Pope Journeyed From Reformer to Enforcer

MUNICH, Germany — As student unrest bristled across the campus of Tuebingen University in the 1960s, Marxist rabble rousers would burst into the classroom of Father Joseph Ratzinger, a diminutive intellectual who preferred Mozart and the writings of St. Augustine to the chaotic and changing times around him.

Some of the students heckled the priest, whistling and interrupting his theological lectures. Ratzinger had been a voice for reform in the Roman Catholic Church, but the disrespect of the students and their relentless demands unnerved him and redirected the course of his religious thinking, according to friends, priests and theologians.

"Ratzinger is a letter writer, not a man of confrontation, and he was deeply disturbed by these Marxist commandos," said Hans Kung, a fellow professor at the university four decades ago. "He was wounded internally. He felt betrayed. It was a decisive moment for him. He's timid and suspicious and he developed a complex against reforms."

Rigid morals and devotion to tradition were the central tenets that last week elevated Ratzinger from powerful cardinal to Pope Benedict XVI. Born in the mountains of Bavaria and schooled in a seminary eventually taken over by the Nazis, Benedict was swept into World War II and later forced to confront a world he viewed as spinning away from God and toward the demeaning realms of secularism and liberal politics.

Critics say Benedict's theology is barbed with troubling prejudices.
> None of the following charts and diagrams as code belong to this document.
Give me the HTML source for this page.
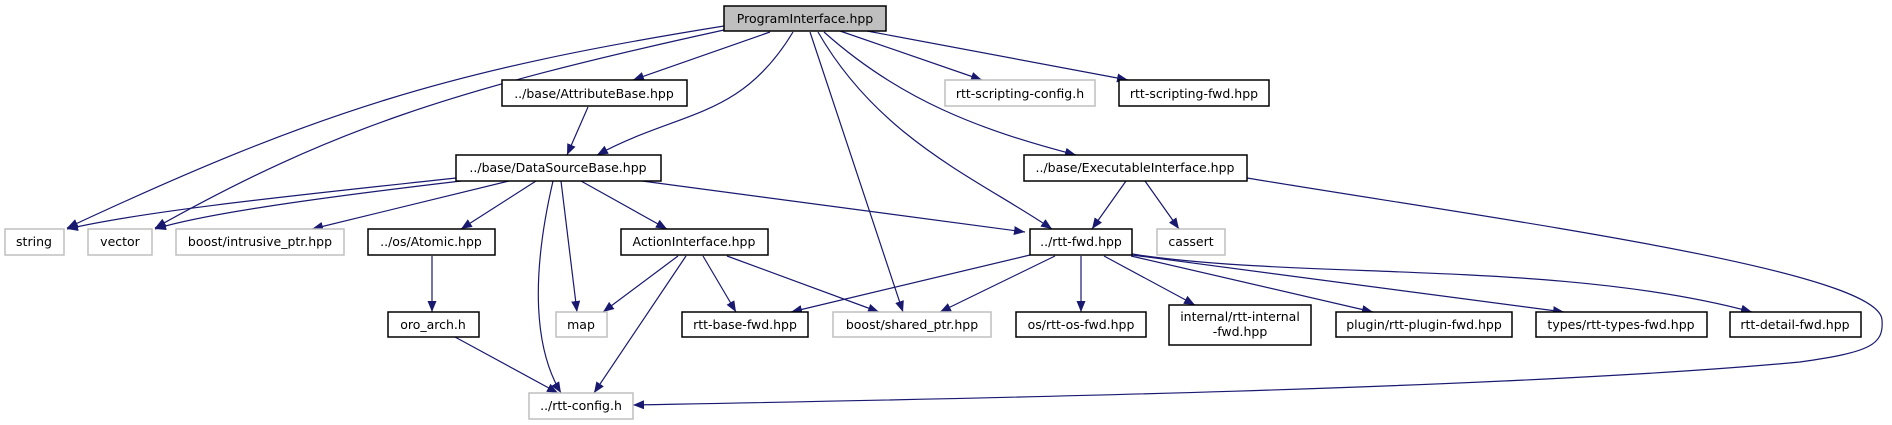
<!DOCTYPE html>
<html><head><meta charset="utf-8"><style>
html,body{margin:0;padding:0;background:#fff;width:1892px;height:425px;overflow:hidden}
svg text{font-family:"DejaVu Sans","Liberation Sans",sans-serif;font-size:12.5px;fill:#000}
</style></head><body>
<svg width="1892" height="425" viewBox="0 0 1892 425" xmlns="http://www.w3.org/2000/svg">
<defs><marker id="a" markerUnits="userSpaceOnUse" markerWidth="12" markerHeight="10" refX="11" refY="4.5" orient="auto"><path d="M0,0 L11,4.5 L0,9 Z" fill="#191970"/></marker></defs>
<g fill="none" stroke="#191970" stroke-width="1.2" marker-end="url(#a)">
<path d="M724,26 C450,70 320,110 67,228"/>
<path d="M724,30 C450,90 330,130 155,228"/>
<path d="M770,32 L633,80"/>
<path d="M793,32 C740,120 680,110 597,155"/>
<path d="M810,32 L903,312"/>
<path d="M818,32 C880,140 980,180 1052,229"/>
<path d="M824,32 C900,100 980,130 1076,155"/>
<path d="M840,31 L982,80"/>
<path d="M867,31 L1128,80"/>
<path d="M588,107 L567,155"/>
<path d="M456,178 C300,195 150,210 67,229"/>
<path d="M461,181 C300,200 200,215 155,229"/>
<path d="M509,181 L312,229"/>
<path d="M536,181 L461,229"/>
<path d="M553,181 C530,280 535,350 561,393"/>
<path d="M561,181 L577,312"/>
<path d="M581,181 L667,229"/>
<path d="M642,181 L1025,232"/>
<path d="M432,256 L432,312"/>
<path d="M455,337 L558,393"/>
<path d="M678,256 L603,312"/>
<path d="M686,256 L594,393"/>
<path d="M703,256 L736,312"/>
<path d="M727,256 L879,312"/>
<path d="M1126,181 L1092,229"/>
<path d="M1145,181 L1179,229"/>
<path d="M1247,178 C1500,220 1880,270 1882,320 C1884,345 1870,352 1800,362 C1500,390 900,400 633,405"/>
<path d="M1030,255 L791,312"/>
<path d="M1055,256 L940,312"/>
<path d="M1081,256 L1081,312"/>
<path d="M1104,256 L1195,305"/>
<path d="M1131,256 L1373,312"/>
<path d="M1132,255 L1564,312"/>
<path d="M1132,254 C1300,280 1560,260 1752,312"/>
</g>
<g stroke-width="1.5">
<rect x="724" y="6" width="162" height="25" fill="#bfbfbf" stroke="#000"/>
<rect x="502" y="80" width="185" height="26" fill="#fff" stroke="#000"/>
<rect x="945" y="80" width="150" height="26" fill="#fff" stroke="#bfbfbf"/>
<rect x="1119" y="80" width="150" height="26" fill="#fff" stroke="#000"/>
<rect x="456" y="155" width="205" height="26" fill="#fff" stroke="#000"/>
<rect x="1024" y="155" width="223" height="26" fill="#fff" stroke="#000"/>
<rect x="5" y="229" width="59" height="26" fill="#fff" stroke="#bfbfbf"/>
<rect x="88" y="229" width="64" height="26" fill="#fff" stroke="#bfbfbf"/>
<rect x="176" y="229" width="168" height="26" fill="#fff" stroke="#bfbfbf"/>
<rect x="368" y="229" width="127" height="26" fill="#fff" stroke="#000"/>
<rect x="621" y="229" width="147" height="26" fill="#fff" stroke="#000"/>
<rect x="1030" y="229" width="102" height="26" fill="#fff" stroke="#000"/>
<rect x="1157" y="229" width="68" height="26" fill="#fff" stroke="#bfbfbf"/>
<rect x="388" y="312" width="91" height="25" fill="#fff" stroke="#000"/>
<rect x="556" y="312" width="51" height="25" fill="#fff" stroke="#bfbfbf"/>
<rect x="682" y="312" width="126" height="25" fill="#fff" stroke="#000"/>
<rect x="833" y="312" width="158" height="25" fill="#fff" stroke="#bfbfbf"/>
<rect x="1016" y="312" width="130" height="25" fill="#fff" stroke="#000"/>
<rect x="1169" y="305" width="142" height="40" fill="#fff" stroke="#000"/>
<rect x="1336" y="312" width="176" height="25" fill="#fff" stroke="#000"/>
<rect x="1536" y="312" width="171" height="25" fill="#fff" stroke="#000"/>
<rect x="1730" y="312" width="131" height="25" fill="#fff" stroke="#000"/>
<rect x="529" y="393" width="104" height="26" fill="#fff" stroke="#bfbfbf"/>
</g>
<g text-anchor="middle">
<text x="805" y="23">ProgramInterface.hpp</text>
<text x="594" y="98">../base/AttributeBase.hpp</text>
<text x="1020" y="98">rtt-scripting-config.h</text>
<text x="1194" y="98">rtt-scripting-fwd.hpp</text>
<text x="558" y="172">../base/DataSourceBase.hpp</text>
<text x="1135" y="172">../base/ExecutableInterface.hpp</text>
<text x="34" y="246">string</text>
<text x="120" y="246">vector</text>
<text x="260" y="246">boost/intrusive_ptr.hpp</text>
<text x="431" y="246">../os/Atomic.hpp</text>
<text x="694" y="246">ActionInterface.hpp</text>
<text x="1081" y="246">../rtt-fwd.hpp</text>
<text x="1191" y="246">cassert</text>
<text x="433" y="329">oro_arch.h</text>
<text x="581" y="329">map</text>
<text x="745" y="329">rtt-base-fwd.hpp</text>
<text x="912" y="329">boost/shared_ptr.hpp</text>
<text x="1081" y="329">os/rtt-os-fwd.hpp</text>
<text x="1240" y="321">internal/rtt-internal</text>
<text x="1240" y="336">-fwd.hpp</text>
<text x="1424" y="329">plugin/rtt-plugin-fwd.hpp</text>
<text x="1621" y="329">types/rtt-types-fwd.hpp</text>
<text x="1795" y="329">rtt-detail-fwd.hpp</text>
<text x="581" y="410">../rtt-config.h</text>
</g>
</svg>
</body></html>
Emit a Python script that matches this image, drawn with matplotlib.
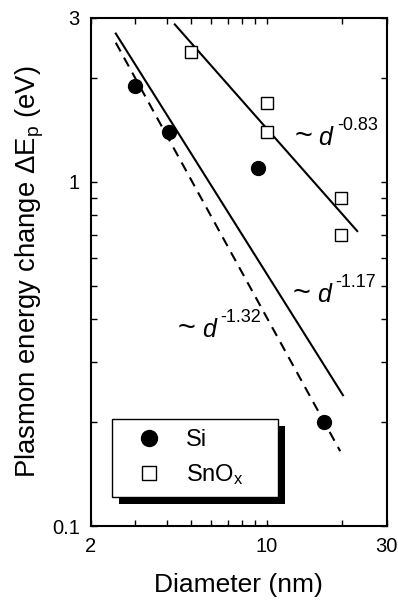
import numpy as np
import matplotlib
matplotlib.use('Agg')
import matplotlib.pyplot as plt
from matplotlib.patches import Rectangle
from matplotlib.transforms import IdentityTransform
from matplotlib.ticker import FixedLocator, NullFormatter

plt.rcParams['font.family'] = ['Liberation Sans', 'DejaVu Sans']
plt.rcParams['mathtext.fontset'] = 'custom'
plt.rcParams['mathtext.rm'] = 'Liberation Sans'
plt.rcParams['mathtext.it'] = 'Liberation Sans:italic'

# measured points
si_d = [3.0, 4.1, 9.25, 16.9]
si_e = [1.90, 1.40, 1.10, 0.20]
snox_d = [5.0, 10.0, 10.0, 19.8, 19.8]
snox_e = [2.39, 1.70, 1.40, 0.90, 0.70]

# power-law fit lines (end points)
snox_fit_d = [4.31, 22.9]
snox_fit_e = [2.87, 0.72]
si_fit_d = [2.51, 20.1]
si_fit_e = [2.70, 0.24]
si_fit2_d = [2.51, 19.6]
si_fit2_e = [2.54, 0.165]

fit_labels = ['-0.83', '-1.17', '-1.32']
fit_label_pos = [(12.9, 1.28), (12.7, 0.447), (4.43, 0.354)]

x_major = [2, 10, 30]
x_minor = [3, 4, 5, 6, 7, 8, 9, 20]
y_major = [0.1, 1, 3]
y_minor = [0.2, 0.3, 0.4, 0.5, 0.6, 0.7, 0.8, 0.9, 2]

fig = plt.figure(figsize=(3.98, 6.0), dpi=100)
ax = fig.add_axes([0.2286, 0.1233, 0.743, 0.847])
ax.set_xscale('log')
ax.set_yscale('log')
ax.set_xlim(2, 30)
ax.set_ylim(0.1, 3)

ax.plot(snox_fit_d, snox_fit_e, color='black', lw=1.5)
ax.plot(si_fit_d, si_fit_e, color='black', lw=1.5)
ax.plot(si_fit2_d, si_fit2_e, color='black', lw=1.5, dashes=[4.8, 3.4])

si_h, = ax.plot(si_d, si_e, 'o', color='black', ms=10, label='Si', zorder=3)
sn_h, = ax.plot(snox_d, snox_e, 's', mfc='white', mec='black', mew=1.0, ms=9,
                label='SnO$_{\\mathrm{x}}$', zorder=3)

ax.xaxis.set_major_locator(FixedLocator(x_major))
ax.xaxis.set_minor_locator(FixedLocator(x_minor))
ax.yaxis.set_major_locator(FixedLocator(y_major))
ax.yaxis.set_minor_locator(FixedLocator(y_minor))
ax.set_xticklabels([str(v) for v in x_major])
ax.set_yticklabels([str(v) for v in y_major])
ax.xaxis.set_minor_formatter(NullFormatter())
ax.yaxis.set_minor_formatter(NullFormatter())
ax.tick_params(which='both', direction='in', top=True, right=True,
               length=4.5, width=1.0, labelsize=14.5, pad=8)
for s in ax.spines.values():
    s.set_linewidth(1.5)

ax.set_xlabel('Diameter (nm)', fontsize=19, labelpad=12)
ax.set_ylabel('Plasmon energy change \u0394E$_{\\mathrm{p}}$ (eV)', fontsize=19.8, labelpad=4)

leg = ax.legend(handles=[si_h, sn_h], loc='lower left',
                bbox_to_anchor=(0.071, 0.0565, 0.561, 0.16), mode='expand',
                borderaxespad=0, fontsize=17, fancybox=False, framealpha=1,
                edgecolor='black', handlelength=2.2, handletextpad=0.5,
                borderpad=0.45, labelspacing=0.45, markerscale=1.15)
leg.get_frame().set_linewidth(1.0)


def place_after(prev, s, gap=2, dy=0, **kw):
    # put a text right after the previous one (pixels -> data)
    fig.canvas.draw()
    bb = prev.get_window_extent()
    base = ax.transData.transform(prev.get_position())[1]
    xd, yd = ax.transData.inverted().transform((bb.x1 + gap, base + dy))
    return ax.text(xd, yd, s, ha='left', va='baseline', **kw)


# "~ d^p" labels
for p, (x, y) in zip(fit_labels, fit_label_pos):
    t = ax.text(x, y, '~', fontsize=22, ha='left', va='baseline')
    t = place_after(t, '$d$', gap=6, fontsize=18)
    place_after(t, p, gap=2, dy=15, fontsize=13)

# solid black drop shadow of legend box
fig.canvas.draw()
lb = leg.get_window_extent()
shadow = Rectangle((lb.x0 + 7, lb.y0 - 7), lb.width, lb.height,
                   transform=IdentityTransform(), facecolor='black',
                   edgecolor='none', zorder=4.5, clip_on=False)
ax.add_artist(shadow)

fig.savefig('out.png', dpi=100)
Much of his conservative thinking was inspired by a determination to buttress the church against tyrannies such as fascism and Marxism. The man who once said Mozart's music "contains the whole tragedy of human existence" also equated homosexuality with an "intrinsic moral evil." He can eloquently quote St. Matthew on the suffering of the poor, yet is opposed to the use of condoms to prevent AIDS from spreading in Africa.

The new pope, however, is a man not of contradiction, but complexity, theologians say. His thinking is more nuanced than his public persona as the church's "enforcer of the faith" suggests.

The theologies of John Paul II and Benedict XVI are the same, but their personalities are different. John Paul was energetic and possessed a rustic, mystical charm. Benedict was a quiet, shy boy who grew into a timid man, but one who even critics agree is witty and pleasant, a multilingual musician who occasionally seeks out criticism.